Congress has a Sense
The 1992 Somalia incursion provided temporary support for a UN humanitarian mission. The United States has never declared war on Somalia and Somalia has never declared war on us. Nevertheless we soon found ourselves taking sides in a ghastly civil war. President Clinton withdrew the troops after the black hawk down debacle of 1993.
A year later, Clinton sent 2,000 soldiers into Haiti, once again in support of the UN. In response to this action, Congress passed a sense of Congress resolution indicating the president should have sought Congressional approval before deploying US forces to Haiti. It did not provoke a Constitutional crisis.

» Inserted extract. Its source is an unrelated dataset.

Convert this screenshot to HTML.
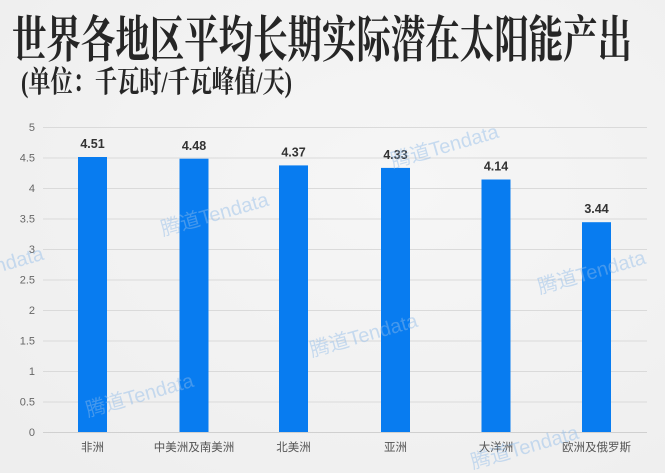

The formerly communist Yugoslavia began a decade long political meltdown in 1990. Carnage ensued as Slovenia, Croatia, Bosnia Herzegovina and Kosovo all broke away from what is now Serbia and Montenegro. The Air Force bombed Serbia for 3 months, this time as part of a NATO engagement. Many in Congress disagreed with Mr. Clinton’s decision to get involved, but our soldiers remain in the former Yugoslav republics to this day.
In the popular 1997 movie “Wag the Dog”, a fictional president used overseas military entanglements to distract the country from a personal scandal. Power corrupts politicians and presidents have the power. The country always rallies round the commander in chief in times of war.